* TO BE DONE:
Please quote exactly the lines below from the line containing "Recreate this image" to the line containing "TXT_COL = '#222222'", both lines included, and nothing else.

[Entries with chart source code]

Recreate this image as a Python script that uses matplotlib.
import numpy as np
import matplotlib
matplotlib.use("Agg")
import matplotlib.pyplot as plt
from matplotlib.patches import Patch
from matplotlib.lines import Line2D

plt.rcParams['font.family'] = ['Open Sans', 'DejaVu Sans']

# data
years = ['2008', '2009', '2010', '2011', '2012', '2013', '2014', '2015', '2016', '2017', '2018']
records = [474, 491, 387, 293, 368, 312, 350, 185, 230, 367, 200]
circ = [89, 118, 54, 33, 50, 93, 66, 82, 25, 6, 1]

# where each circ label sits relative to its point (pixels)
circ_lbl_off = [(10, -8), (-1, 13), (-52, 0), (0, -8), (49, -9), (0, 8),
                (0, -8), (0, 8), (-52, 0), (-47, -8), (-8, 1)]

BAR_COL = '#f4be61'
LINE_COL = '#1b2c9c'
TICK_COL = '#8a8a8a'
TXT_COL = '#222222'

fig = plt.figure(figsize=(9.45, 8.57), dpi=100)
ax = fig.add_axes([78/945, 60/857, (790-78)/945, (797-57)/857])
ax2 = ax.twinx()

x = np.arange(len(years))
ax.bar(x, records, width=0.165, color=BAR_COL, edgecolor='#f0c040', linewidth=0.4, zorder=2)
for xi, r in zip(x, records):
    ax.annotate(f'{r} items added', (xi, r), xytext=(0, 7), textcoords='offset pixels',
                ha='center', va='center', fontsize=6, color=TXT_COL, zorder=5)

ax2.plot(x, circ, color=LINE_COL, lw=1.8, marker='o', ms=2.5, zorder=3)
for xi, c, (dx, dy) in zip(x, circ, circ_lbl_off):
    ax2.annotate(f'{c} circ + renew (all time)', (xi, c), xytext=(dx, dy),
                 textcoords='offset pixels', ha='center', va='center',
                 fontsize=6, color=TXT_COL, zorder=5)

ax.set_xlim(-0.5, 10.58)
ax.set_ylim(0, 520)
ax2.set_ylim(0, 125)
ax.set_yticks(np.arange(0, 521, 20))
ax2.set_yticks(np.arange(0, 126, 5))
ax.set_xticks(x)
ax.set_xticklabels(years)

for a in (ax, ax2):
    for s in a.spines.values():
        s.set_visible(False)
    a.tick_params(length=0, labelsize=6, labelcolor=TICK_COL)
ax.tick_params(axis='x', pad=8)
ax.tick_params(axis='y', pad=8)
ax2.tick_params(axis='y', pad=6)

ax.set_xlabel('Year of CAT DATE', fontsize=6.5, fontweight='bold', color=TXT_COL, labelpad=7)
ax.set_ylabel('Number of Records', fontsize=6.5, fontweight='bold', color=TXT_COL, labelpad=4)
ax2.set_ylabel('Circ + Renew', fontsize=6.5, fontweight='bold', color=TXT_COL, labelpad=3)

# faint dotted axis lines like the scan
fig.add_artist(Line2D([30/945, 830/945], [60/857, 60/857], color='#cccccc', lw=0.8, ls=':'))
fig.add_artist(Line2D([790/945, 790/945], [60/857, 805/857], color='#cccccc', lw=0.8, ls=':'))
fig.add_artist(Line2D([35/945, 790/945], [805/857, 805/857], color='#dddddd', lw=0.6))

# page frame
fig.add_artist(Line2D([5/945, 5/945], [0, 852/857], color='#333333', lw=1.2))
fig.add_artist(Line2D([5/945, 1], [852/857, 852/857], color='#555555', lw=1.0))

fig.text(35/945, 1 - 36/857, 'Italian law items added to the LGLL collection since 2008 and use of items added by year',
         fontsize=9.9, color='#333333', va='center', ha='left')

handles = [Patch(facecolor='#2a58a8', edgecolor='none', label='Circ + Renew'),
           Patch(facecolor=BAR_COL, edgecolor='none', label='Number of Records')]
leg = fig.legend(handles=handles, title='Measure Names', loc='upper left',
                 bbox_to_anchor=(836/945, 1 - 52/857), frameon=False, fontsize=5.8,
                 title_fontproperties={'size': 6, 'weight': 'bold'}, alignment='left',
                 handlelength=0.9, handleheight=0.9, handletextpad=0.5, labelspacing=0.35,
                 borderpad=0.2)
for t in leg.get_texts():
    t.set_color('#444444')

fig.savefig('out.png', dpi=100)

---

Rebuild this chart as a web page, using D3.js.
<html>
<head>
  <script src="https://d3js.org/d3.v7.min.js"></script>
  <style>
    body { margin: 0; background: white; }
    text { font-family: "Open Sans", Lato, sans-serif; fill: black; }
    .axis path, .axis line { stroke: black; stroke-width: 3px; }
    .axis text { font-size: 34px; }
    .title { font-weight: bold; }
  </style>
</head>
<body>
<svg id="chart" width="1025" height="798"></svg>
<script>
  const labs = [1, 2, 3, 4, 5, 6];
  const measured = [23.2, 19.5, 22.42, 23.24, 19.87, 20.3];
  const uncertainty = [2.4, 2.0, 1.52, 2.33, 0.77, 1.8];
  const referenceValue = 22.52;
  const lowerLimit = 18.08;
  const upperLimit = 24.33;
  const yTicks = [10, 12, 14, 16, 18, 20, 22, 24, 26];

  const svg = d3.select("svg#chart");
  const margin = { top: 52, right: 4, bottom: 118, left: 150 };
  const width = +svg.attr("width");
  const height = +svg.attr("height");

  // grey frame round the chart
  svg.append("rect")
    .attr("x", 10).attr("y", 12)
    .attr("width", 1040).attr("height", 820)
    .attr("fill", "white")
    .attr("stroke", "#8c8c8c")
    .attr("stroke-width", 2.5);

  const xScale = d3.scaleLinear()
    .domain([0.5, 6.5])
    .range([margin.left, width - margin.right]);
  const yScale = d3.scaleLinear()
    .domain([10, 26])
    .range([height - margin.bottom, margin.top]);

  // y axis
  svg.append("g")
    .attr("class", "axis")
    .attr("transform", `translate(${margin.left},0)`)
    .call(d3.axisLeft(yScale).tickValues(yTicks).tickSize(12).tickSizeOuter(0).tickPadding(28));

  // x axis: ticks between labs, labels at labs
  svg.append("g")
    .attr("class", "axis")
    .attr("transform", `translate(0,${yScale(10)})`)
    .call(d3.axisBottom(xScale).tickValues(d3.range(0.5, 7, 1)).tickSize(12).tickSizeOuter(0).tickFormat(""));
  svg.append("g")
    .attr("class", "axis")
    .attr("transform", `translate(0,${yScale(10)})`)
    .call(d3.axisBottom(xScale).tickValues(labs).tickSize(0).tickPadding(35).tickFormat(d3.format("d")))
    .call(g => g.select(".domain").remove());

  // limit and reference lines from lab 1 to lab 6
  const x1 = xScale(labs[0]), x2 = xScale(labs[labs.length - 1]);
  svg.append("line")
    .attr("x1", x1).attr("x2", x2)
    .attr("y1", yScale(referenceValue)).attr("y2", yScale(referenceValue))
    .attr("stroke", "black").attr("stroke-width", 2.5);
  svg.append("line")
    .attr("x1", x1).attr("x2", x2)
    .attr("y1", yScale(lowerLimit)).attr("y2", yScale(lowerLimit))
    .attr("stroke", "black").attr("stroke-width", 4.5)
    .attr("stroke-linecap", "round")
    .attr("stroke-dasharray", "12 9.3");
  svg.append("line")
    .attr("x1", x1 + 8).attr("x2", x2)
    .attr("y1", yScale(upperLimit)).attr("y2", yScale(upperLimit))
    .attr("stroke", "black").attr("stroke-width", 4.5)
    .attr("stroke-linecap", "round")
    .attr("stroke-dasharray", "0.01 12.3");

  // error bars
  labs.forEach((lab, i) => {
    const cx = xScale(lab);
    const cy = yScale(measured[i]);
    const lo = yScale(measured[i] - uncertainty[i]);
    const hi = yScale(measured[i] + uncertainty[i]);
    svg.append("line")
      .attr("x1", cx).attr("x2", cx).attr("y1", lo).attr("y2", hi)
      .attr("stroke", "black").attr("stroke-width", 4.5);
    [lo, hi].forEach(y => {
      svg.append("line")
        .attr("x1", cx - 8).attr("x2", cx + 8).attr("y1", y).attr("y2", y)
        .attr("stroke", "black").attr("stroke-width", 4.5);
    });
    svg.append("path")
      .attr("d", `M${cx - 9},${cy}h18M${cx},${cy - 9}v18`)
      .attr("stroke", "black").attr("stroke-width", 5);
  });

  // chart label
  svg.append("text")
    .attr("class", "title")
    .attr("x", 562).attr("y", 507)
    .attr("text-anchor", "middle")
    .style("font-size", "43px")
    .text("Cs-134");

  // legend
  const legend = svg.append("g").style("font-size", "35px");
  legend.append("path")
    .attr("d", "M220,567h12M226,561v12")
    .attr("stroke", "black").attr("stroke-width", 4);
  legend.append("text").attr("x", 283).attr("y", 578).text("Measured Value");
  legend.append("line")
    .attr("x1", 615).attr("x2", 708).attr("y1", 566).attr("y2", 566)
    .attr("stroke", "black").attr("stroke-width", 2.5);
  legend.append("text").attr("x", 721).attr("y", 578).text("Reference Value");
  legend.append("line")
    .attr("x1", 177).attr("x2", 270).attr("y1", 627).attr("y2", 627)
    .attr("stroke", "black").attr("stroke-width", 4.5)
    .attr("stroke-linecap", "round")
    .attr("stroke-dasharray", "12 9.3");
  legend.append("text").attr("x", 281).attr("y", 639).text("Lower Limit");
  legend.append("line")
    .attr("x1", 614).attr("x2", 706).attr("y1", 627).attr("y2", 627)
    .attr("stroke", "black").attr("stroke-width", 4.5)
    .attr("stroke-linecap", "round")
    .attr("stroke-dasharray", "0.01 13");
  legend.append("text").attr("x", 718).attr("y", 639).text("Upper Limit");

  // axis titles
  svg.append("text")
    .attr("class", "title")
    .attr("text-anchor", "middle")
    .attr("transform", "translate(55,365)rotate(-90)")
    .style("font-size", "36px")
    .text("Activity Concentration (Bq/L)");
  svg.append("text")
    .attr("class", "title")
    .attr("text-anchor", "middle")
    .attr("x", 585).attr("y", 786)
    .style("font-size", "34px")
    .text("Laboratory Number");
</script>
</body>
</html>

--

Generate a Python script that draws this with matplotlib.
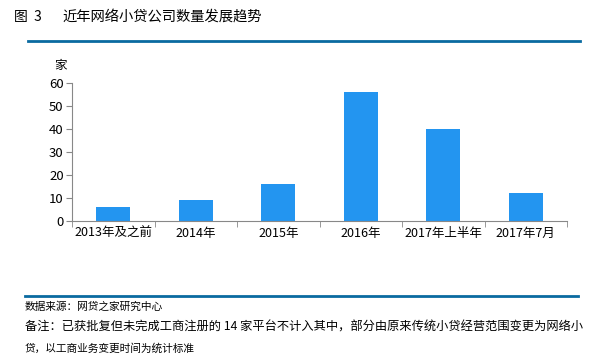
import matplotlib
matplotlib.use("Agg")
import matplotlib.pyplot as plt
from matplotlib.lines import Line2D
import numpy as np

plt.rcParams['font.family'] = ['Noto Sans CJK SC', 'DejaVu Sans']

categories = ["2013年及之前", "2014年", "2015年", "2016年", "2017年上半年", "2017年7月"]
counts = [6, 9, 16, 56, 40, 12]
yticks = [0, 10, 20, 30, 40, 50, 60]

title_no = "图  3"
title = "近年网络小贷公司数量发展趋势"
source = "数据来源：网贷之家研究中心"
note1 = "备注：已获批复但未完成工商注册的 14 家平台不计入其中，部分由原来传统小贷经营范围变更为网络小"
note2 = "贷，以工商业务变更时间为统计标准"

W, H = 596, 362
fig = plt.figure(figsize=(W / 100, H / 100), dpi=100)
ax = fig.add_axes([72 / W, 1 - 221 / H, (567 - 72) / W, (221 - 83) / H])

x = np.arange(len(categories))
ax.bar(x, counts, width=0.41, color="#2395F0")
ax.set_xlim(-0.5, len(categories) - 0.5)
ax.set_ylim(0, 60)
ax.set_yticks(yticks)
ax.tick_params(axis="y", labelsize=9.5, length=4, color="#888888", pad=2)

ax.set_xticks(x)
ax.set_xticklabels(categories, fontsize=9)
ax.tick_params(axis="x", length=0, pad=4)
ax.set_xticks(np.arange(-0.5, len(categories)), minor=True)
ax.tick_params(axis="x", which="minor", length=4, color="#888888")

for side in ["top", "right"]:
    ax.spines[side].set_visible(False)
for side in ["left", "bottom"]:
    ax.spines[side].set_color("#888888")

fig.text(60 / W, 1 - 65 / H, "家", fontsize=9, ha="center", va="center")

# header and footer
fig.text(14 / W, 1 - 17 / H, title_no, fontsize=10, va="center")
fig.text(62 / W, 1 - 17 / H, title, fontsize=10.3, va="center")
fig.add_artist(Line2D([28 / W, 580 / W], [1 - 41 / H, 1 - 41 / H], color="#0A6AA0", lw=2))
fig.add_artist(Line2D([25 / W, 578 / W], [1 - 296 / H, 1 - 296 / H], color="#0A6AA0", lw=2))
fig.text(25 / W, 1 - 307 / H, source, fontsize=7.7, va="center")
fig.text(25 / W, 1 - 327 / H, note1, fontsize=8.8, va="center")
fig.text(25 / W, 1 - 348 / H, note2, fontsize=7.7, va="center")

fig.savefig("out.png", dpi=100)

* REPLY:
Recreate this image as a Python script that uses matplotlib.
import numpy as np
import matplotlib
matplotlib.use("Agg")
import matplotlib.pyplot as plt
from matplotlib.patches import Patch
from matplotlib.lines import Line2D

plt.rcParams['font.family'] = ['Open Sans', 'DejaVu Sans']

# data
years = ['2008', '2009', '2010', '2011', '2012', '2013', '2014', '2015', '2016', '2017', '2018']
records = [474, 491, 387, 293, 368, 312, 350, 185, 230, 367, 200]
circ = [89, 118, 54, 33, 50, 93, 66, 82, 25, 6, 1]

# where each circ label sits relative to its point (pixels)
circ_lbl_off = [(10, -8), (-1, 13), (-52, 0), (0, -8), (49, -9), (0, 8),
                (0, -8), (0, 8), (-52, 0), (-47, -8), (-8, 1)]

BAR_COL = '#f4be61'
LINE_COL = '#1b2c9c'
TICK_COL = '#8a8a8a'
TXT_COL = '#222222'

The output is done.